The exercise: Give every line of the data again, unchanged, but with no pictures.

******************************

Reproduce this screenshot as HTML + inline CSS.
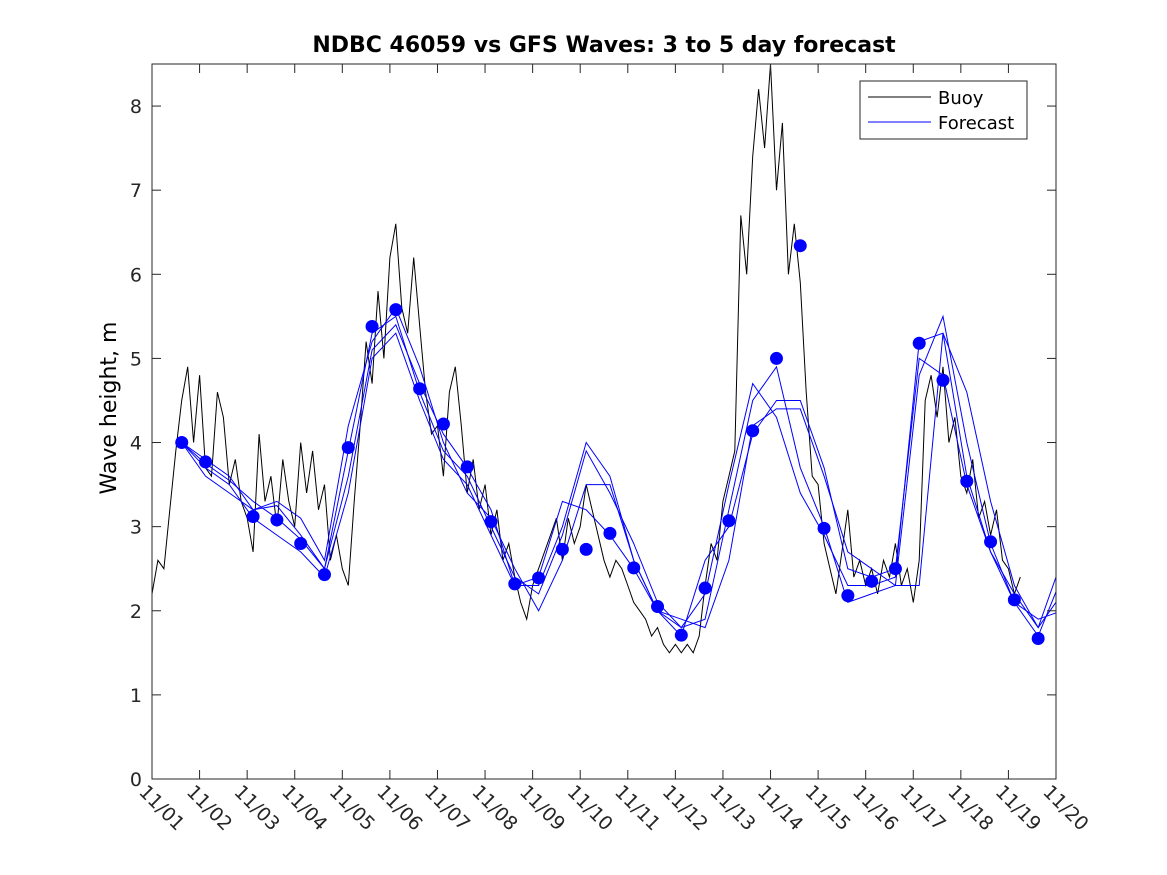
<!DOCTYPE html>
<html><head><meta charset="utf-8"><style>
body{margin:0;background:#fff;}
svg{display:block;font-family:"DejaVu Sans","Liberation Sans",sans-serif;}
</style></head><body>
<svg id="chart" width="1167" height="875" viewBox="0 0 1167 875">
<rect width="1167" height="875" fill="#fff"/>
<text x="604" y="52" text-anchor="middle" font-size="22" font-weight="bold">NDBC 46059 vs GFS Waves: 3 to 5 day forecast</text>
<text transform="translate(116,408) rotate(-90)" text-anchor="middle" font-size="22">Wave height, m</text>
<g id="plot"></g>
<g id="legend">
<rect x="860" y="81" width="167" height="58" fill="#fff" stroke="#262626" stroke-width="1"/>
<line x1="868" y1="97" x2="931" y2="97" stroke="#000"/>
<text x="938" y="104" font-size="18">Buoy</text>
<line x1="868" y1="122" x2="931" y2="122" stroke="#00f"/>
<text x="938" y="129" font-size="18">Forecast</text>
</g>
</svg>
<script>
const xTickLabels=["11/01","11/02","11/03","11/04","11/05","11/06","11/07","11/08","11/09","11/10","11/11","11/12","11/13","11/14","11/15","11/16","11/17","11/18","11/19","11/20"];
const yTicks=[0,1,2,3,4,5,6,7,8];
const buoyStart=0, buoyStep=0.125;
const buoy=[2.2,2.6,2.5,3.2,3.9,4.5,4.9,4.0,
4.8,3.7,3.6,4.6,4.3,3.5,3.8,3.3,
3.1,2.7,4.1,3.3,3.6,3.0,3.8,3.3,
3.0,4.0,3.4,3.9,3.2,3.5,2.6,2.9,
2.5,2.3,3.3,4.2,5.2,4.7,5.8,5.0,
6.2,6.6,5.6,5.3,6.2,5.4,4.6,4.1,
4.2,3.6,4.6,4.9,4.2,3.4,3.8,3.2,
3.5,2.9,3.2,2.6,2.8,2.4,2.1,1.9,
2.3,2.5,2.7,2.9,3.1,2.6,3.1,2.8,
3.0,3.5,3.2,2.9,2.6,2.4,2.6,2.5,
2.3,2.1,2.0,1.9,1.7,1.8,1.6,1.5,
1.6,1.5,1.6,1.5,1.7,2.3,2.8,2.6,
3.3,3.6,3.9,6.7,6.0,7.4,8.2,7.5,
8.5,7.0,7.8,6.0,6.6,5.9,4.6,3.6,
3.5,2.8,2.5,2.2,2.7,3.2,2.4,2.6,
2.3,2.5,2.2,2.6,2.4,2.8,2.3,2.5,
2.1,2.6,4.5,4.8,4.3,4.9,4.0,4.3,
3.6,3.4,3.8,3.1,3.3,2.9,3.2,2.6,
2.5,2.2,2.4];
const fcStart=0.625, fcStep=0.5;
const fc1=[4.0,3.75,3.55,3.3,3.1,2.85,2.5,3.9,5.3,5.5,4.6,3.9,3.6,3.0,2.4,2.2,2.9,3.9,3.4,2.8,2.1,1.8,2.2,3.5,4.7,4.3,3.4,2.9,2.3,2.3,2.4,5.2,5.3,3.6,2.7,2.1,1.7,2.4];
const fc2=[4.0,3.6,3.4,3.2,3.3,3.1,2.6,4.2,5.2,5.6,4.9,4.0,3.4,3.1,2.5,2.0,2.6,3.5,3.5,2.6,2.0,1.8,1.9,3.2,4.5,4.9,3.7,3.0,2.1,2.2,2.3,4.8,5.5,4.0,2.8,2.1,1.9,2.0];
const fc3=[4.0,3.8,3.6,3.2,3.25,2.9,2.5,3.6,5.1,5.4,4.7,4.1,3.7,3.2,2.3,2.4,3.3,3.2,2.9,2.5,2.0,1.7,2.6,3.0,4.1,4.5,4.5,3.7,2.5,2.4,2.5,5.0,4.8,3.5,2.7,2.2,1.8,2.2];
const fc4=[4.0,3.7,3.5,3.1,2.9,2.7,2.4,3.4,5.0,5.3,4.5,3.8,3.5,2.9,2.3,2.3,3.0,4.0,3.6,2.6,2.0,1.9,1.8,2.6,4.2,4.4,4.4,3.6,2.7,2.5,2.3,2.3,5.3,4.6,3.3,2.3,1.8,2.6];
const dotStart=0.625, dotStep=0.5;
const dots=[4.0,3.77,null,3.12,3.08,2.8,2.43,3.94,5.38,5.58,4.64,4.22,3.71,3.06,2.32,2.39,2.73,2.73,2.92,2.51,2.05,1.71,2.27,3.07,4.14,5.0,6.34,2.98,2.18,2.35,2.5,5.18,4.74,3.54,2.82,2.13,1.67];

const L=152,R=1056,T=64,B=779,xMax=19,yMax=8.5;
const xs=d=>L+(R-L)*d/xMax;
const ys=v=>B-(B-T)*v/yMax;
const NS="http://www.w3.org/2000/svg";
const plot=document.getElementById('plot');
function mk(tag,attrs,parent){const e=document.createElementNS(NS,tag);for(const k in attrs)e.setAttribute(k,attrs[k]);(parent||plot).appendChild(e);return e;}
const defs=mk('defs',{});
const cp=mk('clipPath',{id:'clip'},defs);
mk('rect',{x:L,y:T,width:R-L,height:B-T},cp);
const series=mk('g',{'clip-path':'url(#clip)'});
const bpts=buoy.map((v,i)=>xs(buoyStart+i*buoyStep).toFixed(1)+','+ys(v).toFixed(1)).join(' ');
const bl=mk('polyline',{points:bpts,fill:'none',stroke:'#000','stroke-width':1},series);


[fc1,fc2,fc3,fc4].forEach((s,j)=>{
  const pts=s.map((v,i)=>xs(fcStart+i*fcStep).toFixed(1)+','+ys(v).toFixed(1)).join(' ');
  const p=mk('polyline',{points:pts,fill:'none',stroke:'#00f','stroke-width':1},series);
  
  
});
dots.forEach((v,i)=>{
  if(v===null)return;
  const c=mk('circle',{cx:xs(dotStart+i*dotStep),cy:ys(v),r:6.5,fill:'#00f'},series);
  
  
});
const ax=mk('rect',{x:L,y:T,width:R-L,height:B-T,fill:'none',stroke:'#262626','stroke-width':1});


yTicks.forEach(v=>{
  const y=ys(v);
  mk('line',{x1:L,y1:y,x2:L+9,y2:y,stroke:'#262626'});
  mk('line',{x1:R,y1:y,x2:R-9,y2:y,stroke:'#262626'});
  const t=mk('text',{x:L-10,y:y+7,'text-anchor':'end','font-size':19,fill:'#262626'});
  t.textContent=v;
  
  
});
xTickLabels.forEach((lab,i)=>{
  const x=xs(i);
  mk('line',{x1:x,y1:B,x2:x,y2:B-9,stroke:'#262626'});
  mk('line',{x1:x,y1:T,x2:x,y2:T+9,stroke:'#262626'});
  const t=mk('text',{transform:`translate(${x-14},${B+14}) rotate(45)`,'font-size':19,fill:'#262626'});
  t.textContent=lab;
  
  
});
</script>
</body></html>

******************************

Task solution:
Reproduce this screenshot as HTML + inline CSS.
<!DOCTYPE html>
<html><head><meta charset="utf-8"><style>
body{margin:0;background:#fff;}
svg{display:block;font-family:"DejaVu Sans","Liberation Sans",sans-serif;}
</style></head><body>
<svg id="chart" width="1167" height="875" viewBox="0 0 1167 875">
<rect width="1167" height="875" fill="#fff"/>
<text x="604" y="52" text-anchor="middle" font-size="22" font-weight="bold">NDBC 46059 vs GFS Waves: 3 to 5 day forecast</text>
<text transform="translate(116,408) rotate(-90)" text-anchor="middle" font-size="22">Wave height, m</text>
<g id="plot"></g>
<g id="legend">
<rect x="860" y="81" width="167" height="58" fill="#fff" stroke="#262626" stroke-width="1"/>
<line x1="868" y1="97" x2="931" y2="97" stroke="#000"/>
<text x="938" y="104" font-size="18">Buoy</text>
<line x1="868" y1="122" x2="931" y2="122" stroke="#00f"/>
<text x="938" y="129" font-size="18">Forecast</text>
</g>
</svg>
<script>
const xTickLabels=["11/01","11/02","11/03","11/04","11/05","11/06","11/07","11/08","11/09","11/10","11/11","11/12","11/13","11/14","11/15","11/16","11/17","11/18","11/19","11/20"];
const yTicks=[0,1,2,3,4,5,6,7,8];
const buoyStart=0, buoyStep=0.125;
const buoy=[2.2,2.6,2.5,3.2,3.9,4.5,4.9,4.0,
4.8,3.7,3.6,4.6,4.3,3.5,3.8,3.3,
3.1,2.7,4.1,3.3,3.6,3.0,3.8,3.3,
3.0,4.0,3.4,3.9,3.2,3.5,2.6,2.9,
2.5,2.3,3.3,4.2,5.2,4.7,5.8,5.0,
6.2,6.6,5.6,5.3,6.2,5.4,4.6,4.1,
4.2,3.6,4.6,4.9,4.2,3.4,3.8,3.2,
3.5,2.9,3.2,2.6,2.8,2.4,2.1,1.9,
2.3,2.5,2.7,2.9,3.1,2.6,3.1,2.8,
3.0,3.5,3.2,2.9,2.6,2.4,2.6,2.5,
2.3,2.1,2.0,1.9,1.7,1.8,1.6,1.5,
1.6,1.5,1.6,1.5,1.7,2.3,2.8,2.6,
3.3,3.6,3.9,6.7,6.0,7.4,8.2,7.5,
8.5,7.0,7.8,6.0,6.6,5.9,4.6,3.6,
3.5,2.8,2.5,2.2,2.7,3.2,2.4,2.6,
2.3,2.5,2.2,2.6,2.4,2.8,2.3,2.5,
2.1,2.6,4.5,4.8,4.3,4.9,4.0,4.3,
3.6,3.4,3.8,3.1,3.3,2.9,3.2,2.6,
2.5,2.2,2.4];
const fcStart=0.625, fcStep=0.5;
const fc1=[4.0,3.75,3.55,3.3,3.1,2.85,2.5,3.9,5.3,5.5,4.6,3.9,3.6,3.0,2.4,2.2,2.9,3.9,3.4,2.8,2.1,1.8,2.2,3.5,4.7,4.3,3.4,2.9,2.3,2.3,2.4,5.2,5.3,3.6,2.7,2.1,1.7,2.4];
const fc2=[4.0,3.6,3.4,3.2,3.3,3.1,2.6,4.2,5.2,5.6,4.9,4.0,3.4,3.1,2.5,2.0,2.6,3.5,3.5,2.6,2.0,1.8,1.9,3.2,4.5,4.9,3.7,3.0,2.1,2.2,2.3,4.8,5.5,4.0,2.8,2.1,1.9,2.0];
const fc3=[4.0,3.8,3.6,3.2,3.25,2.9,2.5,3.6,5.1,5.4,4.7,4.1,3.7,3.2,2.3,2.4,3.3,3.2,2.9,2.5,2.0,1.7,2.6,3.0,4.1,4.5,4.5,3.7,2.5,2.4,2.5,5.0,4.8,3.5,2.7,2.2,1.8,2.2];
const fc4=[4.0,3.7,3.5,3.1,2.9,2.7,2.4,3.4,5.0,5.3,4.5,3.8,3.5,2.9,2.3,2.3,3.0,4.0,3.6,2.6,2.0,1.9,1.8,2.6,4.2,4.4,4.4,3.6,2.7,2.5,2.3,2.3,5.3,4.6,3.3,2.3,1.8,2.6];
const dotStart=0.625, dotStep=0.5;
const dots=[4.0,3.77,null,3.12,3.08,2.8,2.43,3.94,5.38,5.58,4.64,4.22,3.71,3.06,2.32,2.39,2.73,2.73,2.92,2.51,2.05,1.71,2.27,3.07,4.14,5.0,6.34,2.98,2.18,2.35,2.5,5.18,4.74,3.54,2.82,2.13,1.67];

const L=152,R=1056,T=64,B=779,xMax=19,yMax=8.5;
const xs=d=>L+(R-L)*d/xMax;
const ys=v=>B-(B-T)*v/yMax;
const NS="http://www.w3.org/2000/svg";
const plot=document.getElementById('plot');
function mk(tag,attrs,parent){const e=document.createElementNS(NS,tag);for(const k in attrs)e.setAttribute(k,attrs[k]);(parent||plot).appendChild(e);return e;}
const defs=mk('defs',{});
const cp=mk('clipPath',{id:'clip'},defs);
mk('rect',{x:L,y:T,width:R-L,height:B-T},cp);
const series=mk('g',{'clip-path':'url(#clip)'});
const bpts=buoy.map((v,i)=>xs(buoyStart+i*buoyStep).toFixed(1)+','+ys(v).toFixed(1)).join(' ');
const bl=mk('polyline',{points:bpts,fill:'none',stroke:'#000','stroke-width':1},series);


[fc1,fc2,fc3,fc4].forEach((s,j)=>{
  const pts=s.map((v,i)=>xs(fcStart+i*fcStep).toFixed(1)+','+ys(v).toFixed(1)).join(' ');
  const p=mk('polyline',{points:pts,fill:'none',stroke:'#00f','stroke-width':1},series);
  
  
});
dots.forEach((v,i)=>{
  if(v===null)return;
  const c=mk('circle',{cx:xs(dotStart+i*dotStep),cy:ys(v),r:6.5,fill:'#00f'},series);
  
  
});
const ax=mk('rect',{x:L,y:T,width:R-L,height:B-T,fill:'none',stroke:'#262626','stroke-width':1});


yTicks.forEach(v=>{
  const y=ys(v);
  mk('line',{x1:L,y1:y,x2:L+9,y2:y,stroke:'#262626'});
  mk('line',{x1:R,y1:y,x2:R-9,y2:y,stroke:'#262626'});
  const t=mk('text',{x:L-10,y:y+7,'text-anchor':'end','font-size':19,fill:'#262626'});
  t.textContent=v;
  
  
});
xTickLabels.forEach((lab,i)=>{
  const x=xs(i);
  mk('line',{x1:x,y1:B,x2:x,y2:B-9,stroke:'#262626'});
  mk('line',{x1:x,y1:T,x2:x,y2:T+9,stroke:'#262626'});
  const t=mk('text',{transform:`translate(${x-14},${B+14}) rotate(45)`,'font-size':19,fill:'#262626'});
  t.textContent=lab;
  
  
});
</script>
</body></html>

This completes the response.